> [Excerpted data]:
* Begin *

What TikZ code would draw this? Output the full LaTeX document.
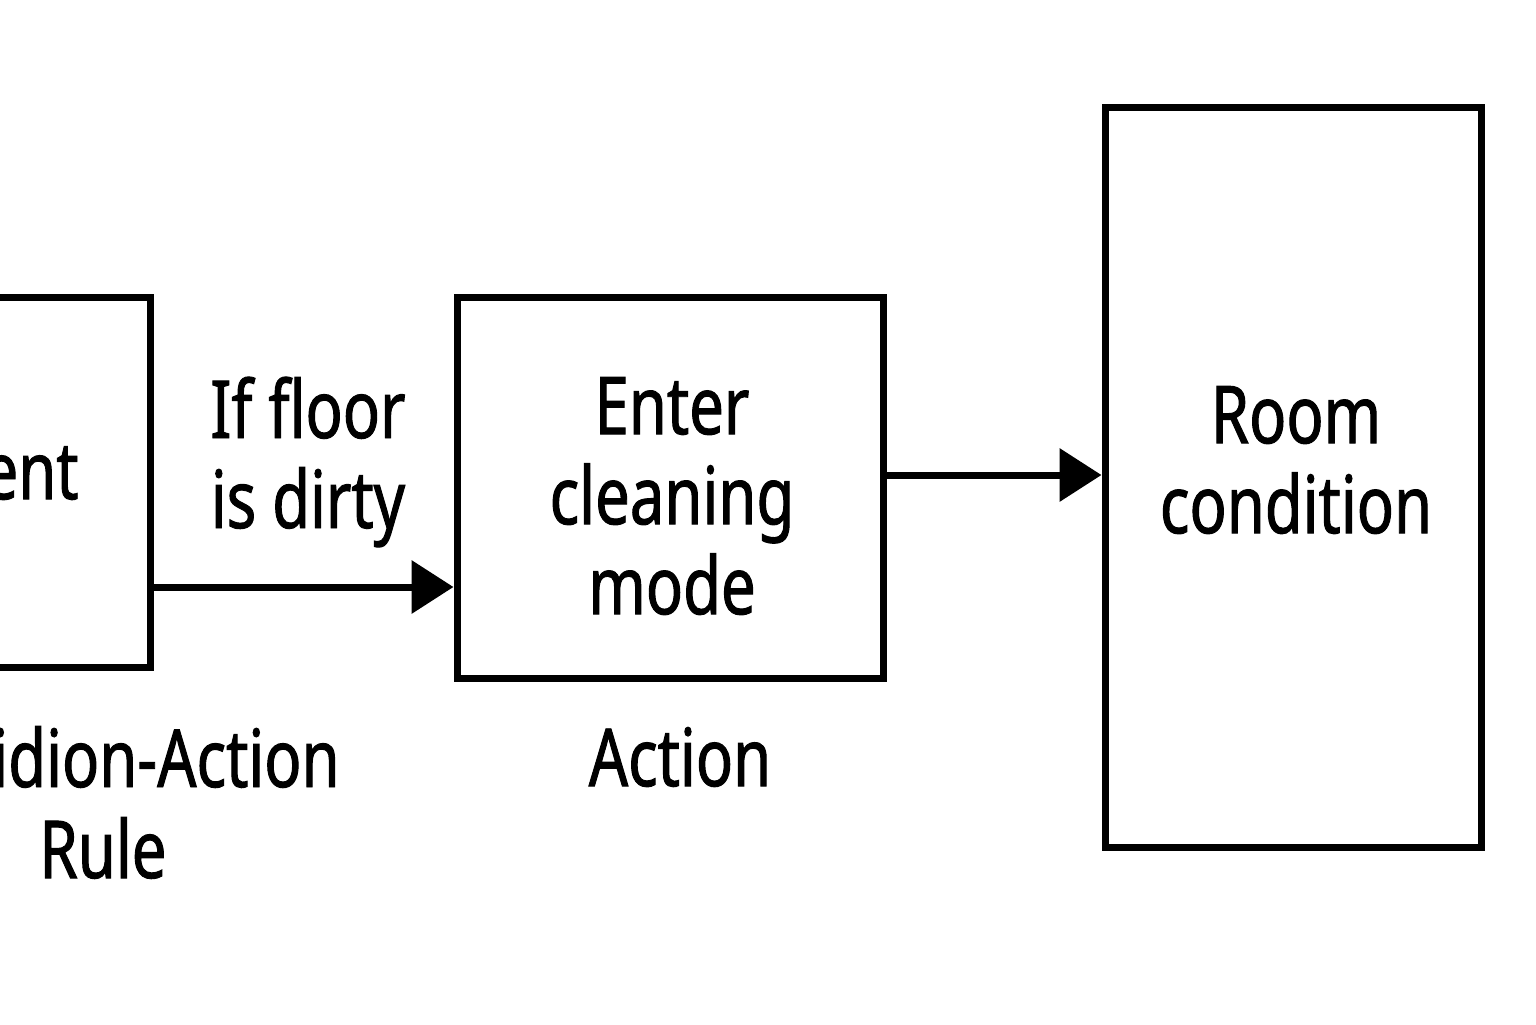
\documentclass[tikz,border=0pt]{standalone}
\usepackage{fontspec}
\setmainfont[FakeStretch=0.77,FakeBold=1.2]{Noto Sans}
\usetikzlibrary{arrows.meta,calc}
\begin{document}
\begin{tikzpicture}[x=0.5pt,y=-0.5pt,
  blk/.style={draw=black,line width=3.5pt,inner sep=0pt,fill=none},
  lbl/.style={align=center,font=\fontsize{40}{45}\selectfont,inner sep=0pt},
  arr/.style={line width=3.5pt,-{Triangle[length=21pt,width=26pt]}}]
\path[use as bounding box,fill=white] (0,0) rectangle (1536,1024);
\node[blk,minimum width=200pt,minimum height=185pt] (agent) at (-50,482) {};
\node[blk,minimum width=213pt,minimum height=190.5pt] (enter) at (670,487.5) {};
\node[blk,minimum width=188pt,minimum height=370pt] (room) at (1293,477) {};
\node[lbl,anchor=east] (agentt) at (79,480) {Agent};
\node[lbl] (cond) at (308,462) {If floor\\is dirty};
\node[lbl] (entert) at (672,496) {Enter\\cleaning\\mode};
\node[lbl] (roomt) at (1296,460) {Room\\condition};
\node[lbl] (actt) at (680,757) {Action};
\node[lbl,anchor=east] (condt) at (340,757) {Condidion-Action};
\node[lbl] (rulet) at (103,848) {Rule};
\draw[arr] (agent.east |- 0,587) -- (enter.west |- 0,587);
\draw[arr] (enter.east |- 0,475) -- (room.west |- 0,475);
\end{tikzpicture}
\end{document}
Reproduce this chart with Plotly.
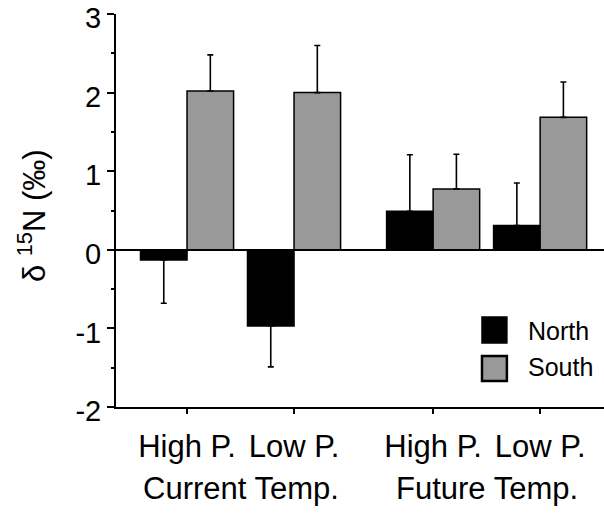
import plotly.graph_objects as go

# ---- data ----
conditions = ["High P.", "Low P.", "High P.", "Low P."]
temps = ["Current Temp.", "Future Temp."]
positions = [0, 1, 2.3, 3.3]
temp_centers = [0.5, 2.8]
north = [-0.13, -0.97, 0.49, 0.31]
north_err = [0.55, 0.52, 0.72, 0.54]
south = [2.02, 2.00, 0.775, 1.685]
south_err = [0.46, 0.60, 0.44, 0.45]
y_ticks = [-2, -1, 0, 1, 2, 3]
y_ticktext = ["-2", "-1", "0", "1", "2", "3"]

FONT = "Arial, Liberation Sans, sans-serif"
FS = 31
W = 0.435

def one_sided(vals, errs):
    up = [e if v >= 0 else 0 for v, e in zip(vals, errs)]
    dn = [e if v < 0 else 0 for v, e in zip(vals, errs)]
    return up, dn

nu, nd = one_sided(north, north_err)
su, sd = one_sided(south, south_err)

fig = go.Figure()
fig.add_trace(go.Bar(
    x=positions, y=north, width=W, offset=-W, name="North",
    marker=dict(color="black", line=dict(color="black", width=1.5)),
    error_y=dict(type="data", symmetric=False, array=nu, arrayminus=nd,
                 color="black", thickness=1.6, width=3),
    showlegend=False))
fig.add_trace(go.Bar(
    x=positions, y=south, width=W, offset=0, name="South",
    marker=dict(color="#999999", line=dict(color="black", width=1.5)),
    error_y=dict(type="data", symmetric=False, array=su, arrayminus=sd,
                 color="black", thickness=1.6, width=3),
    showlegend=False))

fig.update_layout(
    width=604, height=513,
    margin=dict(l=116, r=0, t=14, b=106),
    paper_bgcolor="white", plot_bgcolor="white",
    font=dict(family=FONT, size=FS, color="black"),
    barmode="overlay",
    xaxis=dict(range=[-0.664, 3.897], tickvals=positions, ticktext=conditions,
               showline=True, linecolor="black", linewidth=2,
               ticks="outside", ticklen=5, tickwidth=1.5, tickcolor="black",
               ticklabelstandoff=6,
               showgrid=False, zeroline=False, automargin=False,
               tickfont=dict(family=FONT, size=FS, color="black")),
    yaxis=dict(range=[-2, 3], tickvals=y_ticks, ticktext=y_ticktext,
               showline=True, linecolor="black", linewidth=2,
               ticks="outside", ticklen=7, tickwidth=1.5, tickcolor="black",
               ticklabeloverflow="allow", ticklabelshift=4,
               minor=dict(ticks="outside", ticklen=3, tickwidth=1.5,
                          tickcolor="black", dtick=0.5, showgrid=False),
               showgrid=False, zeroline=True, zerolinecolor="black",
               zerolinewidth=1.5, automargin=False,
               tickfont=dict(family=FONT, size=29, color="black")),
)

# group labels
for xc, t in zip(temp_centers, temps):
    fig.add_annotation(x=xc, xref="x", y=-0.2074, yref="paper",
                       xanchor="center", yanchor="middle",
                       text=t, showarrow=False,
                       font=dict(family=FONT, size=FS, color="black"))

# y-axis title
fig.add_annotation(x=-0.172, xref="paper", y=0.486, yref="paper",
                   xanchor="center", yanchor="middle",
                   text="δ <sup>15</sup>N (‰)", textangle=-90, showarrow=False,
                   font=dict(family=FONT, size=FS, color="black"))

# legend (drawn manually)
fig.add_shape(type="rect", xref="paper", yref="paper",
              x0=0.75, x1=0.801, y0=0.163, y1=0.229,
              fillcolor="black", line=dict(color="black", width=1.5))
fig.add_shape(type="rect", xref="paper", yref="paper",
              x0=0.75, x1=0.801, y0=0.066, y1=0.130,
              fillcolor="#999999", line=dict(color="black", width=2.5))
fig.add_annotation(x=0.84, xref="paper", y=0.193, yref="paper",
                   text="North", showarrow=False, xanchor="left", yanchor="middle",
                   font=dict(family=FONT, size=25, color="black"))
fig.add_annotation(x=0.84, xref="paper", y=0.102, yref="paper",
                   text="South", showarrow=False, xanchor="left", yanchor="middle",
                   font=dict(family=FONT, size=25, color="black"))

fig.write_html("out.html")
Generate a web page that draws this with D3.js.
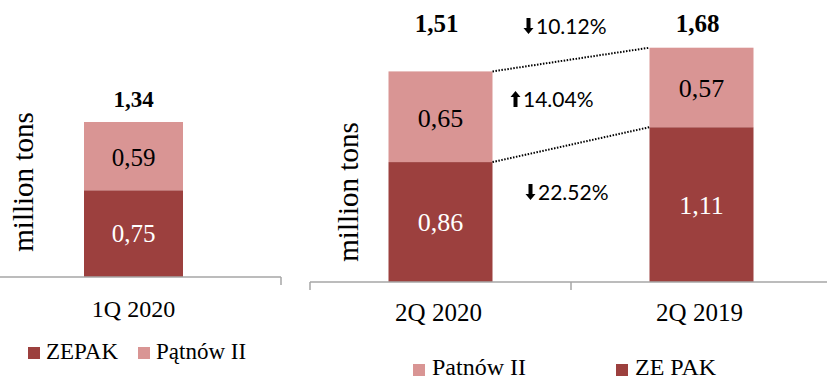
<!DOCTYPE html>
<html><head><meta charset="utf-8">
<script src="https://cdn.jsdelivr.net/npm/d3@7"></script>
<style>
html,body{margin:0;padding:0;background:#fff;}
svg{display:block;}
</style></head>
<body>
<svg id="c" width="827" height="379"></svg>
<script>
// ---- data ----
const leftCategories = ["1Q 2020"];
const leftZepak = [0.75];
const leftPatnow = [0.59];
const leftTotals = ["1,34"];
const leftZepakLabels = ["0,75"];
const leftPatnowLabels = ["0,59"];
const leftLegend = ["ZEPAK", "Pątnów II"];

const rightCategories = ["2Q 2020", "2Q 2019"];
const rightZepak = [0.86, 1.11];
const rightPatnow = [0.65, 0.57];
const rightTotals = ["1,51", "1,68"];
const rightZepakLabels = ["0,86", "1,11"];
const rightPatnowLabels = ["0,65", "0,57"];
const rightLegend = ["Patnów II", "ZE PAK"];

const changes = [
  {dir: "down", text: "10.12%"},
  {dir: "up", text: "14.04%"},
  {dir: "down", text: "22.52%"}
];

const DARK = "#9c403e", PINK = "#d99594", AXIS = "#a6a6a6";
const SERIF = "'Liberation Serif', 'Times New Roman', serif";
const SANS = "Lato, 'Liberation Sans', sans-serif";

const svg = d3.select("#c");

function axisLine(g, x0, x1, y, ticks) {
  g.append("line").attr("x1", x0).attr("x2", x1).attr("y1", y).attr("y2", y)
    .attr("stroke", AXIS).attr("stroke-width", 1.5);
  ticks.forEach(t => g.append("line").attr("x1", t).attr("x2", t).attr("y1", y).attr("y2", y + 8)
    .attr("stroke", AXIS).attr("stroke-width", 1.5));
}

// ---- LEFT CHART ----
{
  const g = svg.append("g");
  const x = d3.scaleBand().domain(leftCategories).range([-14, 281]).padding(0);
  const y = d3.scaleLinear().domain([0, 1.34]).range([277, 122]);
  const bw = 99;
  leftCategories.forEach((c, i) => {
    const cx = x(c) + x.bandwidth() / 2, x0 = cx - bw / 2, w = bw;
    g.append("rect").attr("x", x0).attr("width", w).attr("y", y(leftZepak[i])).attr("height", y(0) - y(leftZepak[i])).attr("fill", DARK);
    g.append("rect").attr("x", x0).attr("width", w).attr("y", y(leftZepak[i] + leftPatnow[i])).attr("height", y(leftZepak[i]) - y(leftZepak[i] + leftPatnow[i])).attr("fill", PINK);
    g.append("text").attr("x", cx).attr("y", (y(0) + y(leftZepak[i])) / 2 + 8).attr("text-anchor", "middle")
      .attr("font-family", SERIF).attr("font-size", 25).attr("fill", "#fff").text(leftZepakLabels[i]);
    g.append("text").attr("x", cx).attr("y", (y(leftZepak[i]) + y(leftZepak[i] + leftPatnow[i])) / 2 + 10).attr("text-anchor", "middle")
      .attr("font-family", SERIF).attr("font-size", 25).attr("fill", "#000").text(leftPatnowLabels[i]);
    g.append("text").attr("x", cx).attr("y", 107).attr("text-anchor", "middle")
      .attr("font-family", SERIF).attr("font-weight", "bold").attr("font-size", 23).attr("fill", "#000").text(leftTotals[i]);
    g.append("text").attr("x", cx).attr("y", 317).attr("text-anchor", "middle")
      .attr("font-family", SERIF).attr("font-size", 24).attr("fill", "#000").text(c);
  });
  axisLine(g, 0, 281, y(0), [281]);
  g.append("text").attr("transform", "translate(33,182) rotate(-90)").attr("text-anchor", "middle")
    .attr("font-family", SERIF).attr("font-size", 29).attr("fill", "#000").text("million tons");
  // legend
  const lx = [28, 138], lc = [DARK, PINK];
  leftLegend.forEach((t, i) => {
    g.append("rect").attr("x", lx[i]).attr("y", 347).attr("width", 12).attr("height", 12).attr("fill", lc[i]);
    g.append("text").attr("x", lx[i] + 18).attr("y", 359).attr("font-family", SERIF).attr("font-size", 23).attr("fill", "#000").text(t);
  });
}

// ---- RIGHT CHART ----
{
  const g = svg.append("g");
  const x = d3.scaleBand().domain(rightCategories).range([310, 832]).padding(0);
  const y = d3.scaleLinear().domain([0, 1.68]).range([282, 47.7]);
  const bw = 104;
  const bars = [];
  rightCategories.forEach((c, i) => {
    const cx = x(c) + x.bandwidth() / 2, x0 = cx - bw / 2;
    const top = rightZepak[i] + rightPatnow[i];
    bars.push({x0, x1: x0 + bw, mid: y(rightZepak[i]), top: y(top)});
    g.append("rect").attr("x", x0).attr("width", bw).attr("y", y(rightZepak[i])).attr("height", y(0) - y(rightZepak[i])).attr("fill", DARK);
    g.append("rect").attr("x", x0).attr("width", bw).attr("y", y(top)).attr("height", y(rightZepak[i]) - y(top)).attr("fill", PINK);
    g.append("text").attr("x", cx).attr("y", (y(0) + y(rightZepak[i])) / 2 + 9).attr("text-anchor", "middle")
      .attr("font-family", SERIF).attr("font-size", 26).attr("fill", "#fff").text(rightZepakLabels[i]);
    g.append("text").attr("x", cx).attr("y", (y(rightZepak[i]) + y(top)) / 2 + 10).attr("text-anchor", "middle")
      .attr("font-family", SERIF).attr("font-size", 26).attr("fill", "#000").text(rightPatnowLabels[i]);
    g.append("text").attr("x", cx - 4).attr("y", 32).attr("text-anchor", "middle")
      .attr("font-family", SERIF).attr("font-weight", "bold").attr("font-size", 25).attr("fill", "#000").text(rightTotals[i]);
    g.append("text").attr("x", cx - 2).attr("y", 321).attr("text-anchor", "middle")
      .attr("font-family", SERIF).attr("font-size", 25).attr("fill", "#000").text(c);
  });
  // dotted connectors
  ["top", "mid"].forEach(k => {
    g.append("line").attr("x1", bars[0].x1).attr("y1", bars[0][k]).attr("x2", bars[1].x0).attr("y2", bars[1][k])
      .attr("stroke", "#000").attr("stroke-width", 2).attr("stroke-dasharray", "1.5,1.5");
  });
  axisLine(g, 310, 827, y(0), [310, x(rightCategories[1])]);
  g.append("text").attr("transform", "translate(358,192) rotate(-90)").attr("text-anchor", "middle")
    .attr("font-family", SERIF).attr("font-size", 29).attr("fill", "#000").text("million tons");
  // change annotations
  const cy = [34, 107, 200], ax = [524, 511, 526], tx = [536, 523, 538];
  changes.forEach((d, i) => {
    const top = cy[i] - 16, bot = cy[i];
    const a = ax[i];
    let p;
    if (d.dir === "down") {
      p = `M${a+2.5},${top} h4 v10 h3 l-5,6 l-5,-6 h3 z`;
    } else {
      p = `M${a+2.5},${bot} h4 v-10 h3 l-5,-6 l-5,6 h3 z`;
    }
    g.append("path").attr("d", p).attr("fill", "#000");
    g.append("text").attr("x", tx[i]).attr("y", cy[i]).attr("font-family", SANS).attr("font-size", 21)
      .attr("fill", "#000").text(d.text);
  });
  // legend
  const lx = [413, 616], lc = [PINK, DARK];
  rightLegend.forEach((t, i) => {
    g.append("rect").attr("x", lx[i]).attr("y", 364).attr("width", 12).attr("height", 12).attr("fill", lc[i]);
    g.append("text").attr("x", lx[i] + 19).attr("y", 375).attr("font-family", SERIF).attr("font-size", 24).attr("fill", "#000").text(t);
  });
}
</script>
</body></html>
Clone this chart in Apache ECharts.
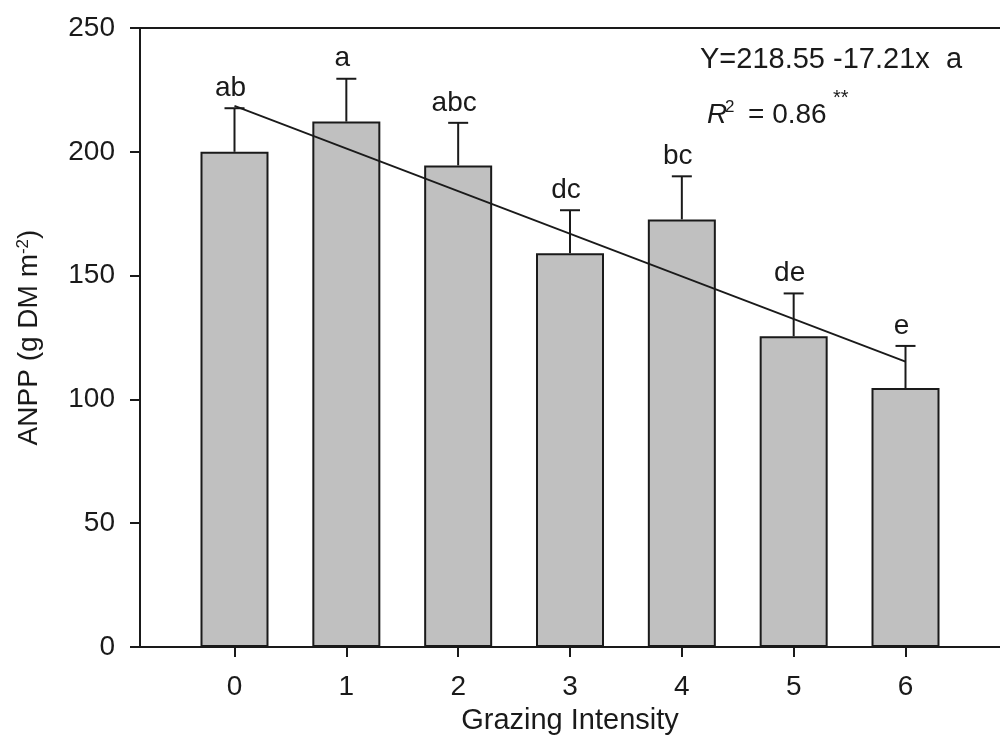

* End *

> [Given problem]: Reproduce the data above word for word from its first line through the line that holds "import plotly.graph_objects as go", both ends included; skip pictures.

> [Reply to the task]:
What TikZ code would draw this? Output the full LaTeX document.
\documentclass[tikz,border=0pt]{standalone}
\usepackage{fontspec}
\setmainfont[FakeStretch=0.77,FakeBold=1.2]{Noto Sans}
\usetikzlibrary{arrows.meta,calc}
\begin{document}
\begin{tikzpicture}[x=0.5pt,y=-0.5pt,
  blk/.style={draw=black,line width=3.5pt,inner sep=0pt,fill=none},
  lbl/.style={align=center,font=\fontsize{40}{45}\selectfont,inner sep=0pt},
  arr/.style={line width=3.5pt,-{Triangle[length=21pt,width=26pt]}}]
\path[use as bounding box,fill=white] (0,0) rectangle (1536,1024);
\node[blk,minimum width=200pt,minimum height=185pt] (agent) at (-50,482) {};
\node[blk,minimum width=213pt,minimum height=190.5pt] (enter) at (670,487.5) {};
\node[blk,minimum width=188pt,minimum height=370pt] (room) at (1293,477) {};
\node[lbl,anchor=east] (agentt) at (79,480) {Agent};
\node[lbl] (cond) at (308,462) {If floor\\is dirty};
\node[lbl] (entert) at (672,496) {Enter\\cleaning\\mode};
\node[lbl] (roomt) at (1296,460) {Room\\condition};
\node[lbl] (actt) at (680,757) {Action};
\node[lbl,anchor=east] (condt) at (340,757) {Condidion-Action};
\node[lbl] (rulet) at (103,848) {Rule};
\draw[arr] (agent.east |- 0,587) -- (enter.west |- 0,587);
\draw[arr] (enter.east |- 0,475) -- (room.west |- 0,475);
\end{tikzpicture}
\end{document}
Reproduce this chart with Plotly.
import plotly.graph_objects as go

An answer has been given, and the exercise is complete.